The four-vertex theorem is one of the first results of global differential geometry and global singularity theory. Already Apollonius had studied the caustic of an ellipse and observed its four cusps. Huygens also studied evolutes of plane curves and discovered their numerous geometric properties. Nevertheless the four-vertex theorem, asserting that the evolute of a plane oval has no fewer than four cusps, was discovered as late as 1909 by S. Mukhopadhyaya.

We start with a number of beautiful geometric results around the classic four-vertex theorem. We then prove a general theorem of projective differential geometry, due to M. Barner, and deduce from it various geometrical consequences, including the four-vertex and six-vertex theorems and the Ghys theorem on 4 zeroes of the Schwarzian derivative. The chapter concludes with applications and ramifications including discretizations, topological problems of wave propagation and connection with contact topology.

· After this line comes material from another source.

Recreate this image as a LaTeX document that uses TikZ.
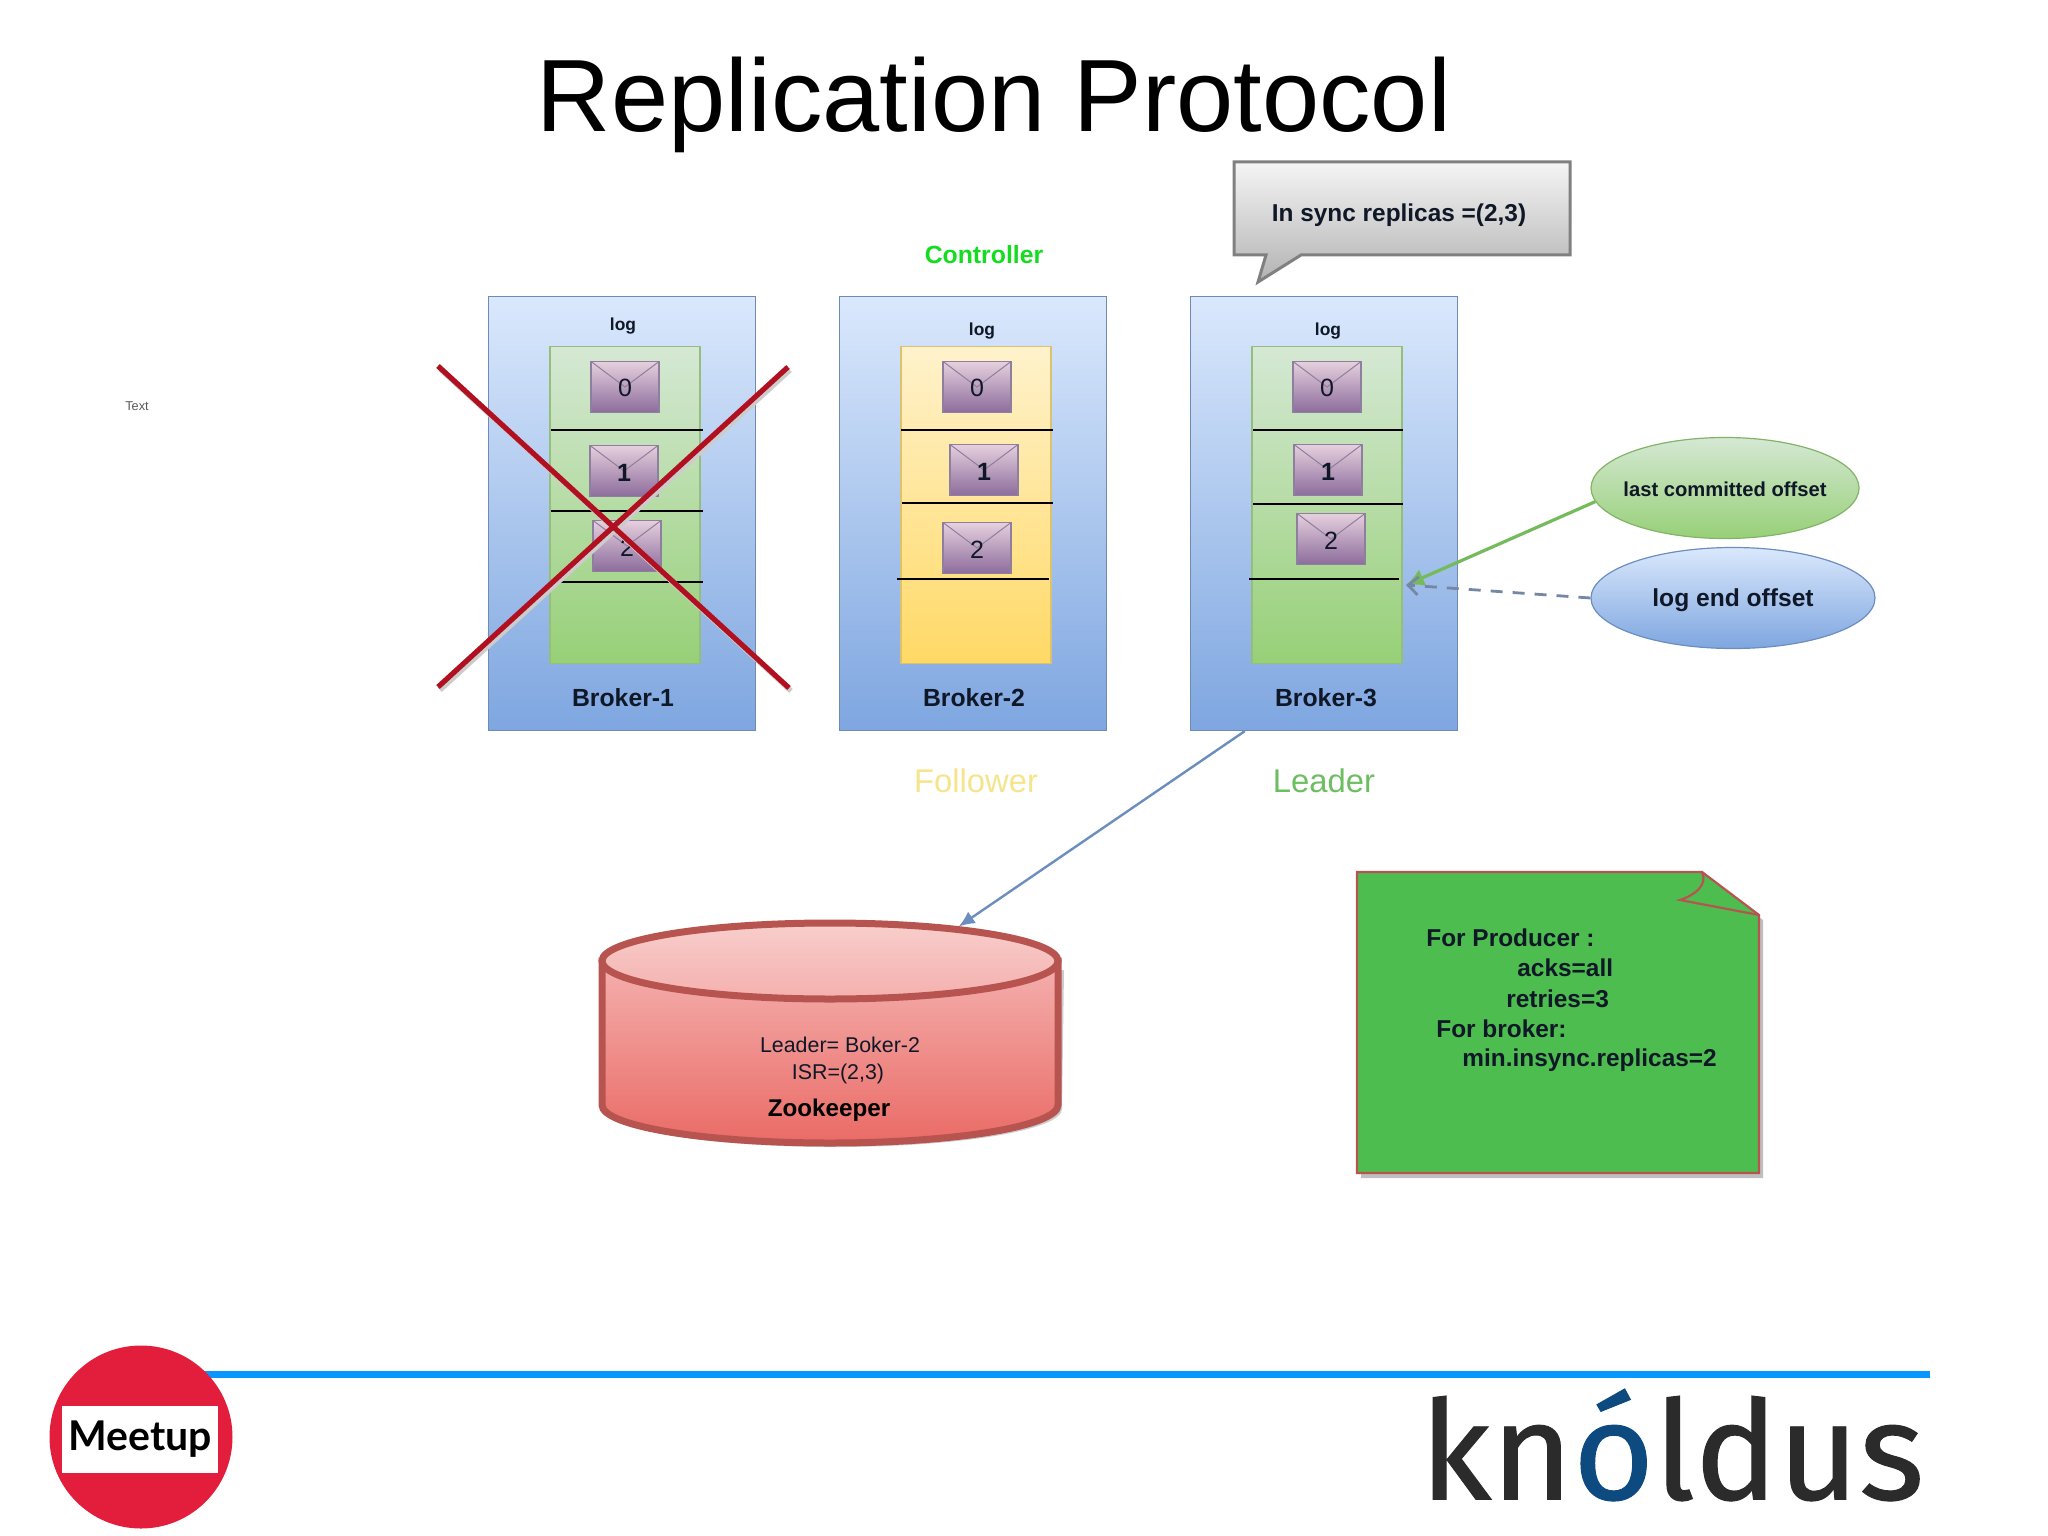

A relates Section A.1 concerns the Sturm-Hurwitz-Kellogg theorem on the least number of zeroes of periodic functions.

This chapter illustrates the title of the book: it spans approximately 200 years, and we see how old and new results interlace with each other. The literature on the four-vertex theorem is immense. Choosing material for this chapter, we had to severely restrict ourselves, and many interesting results are not discuss here.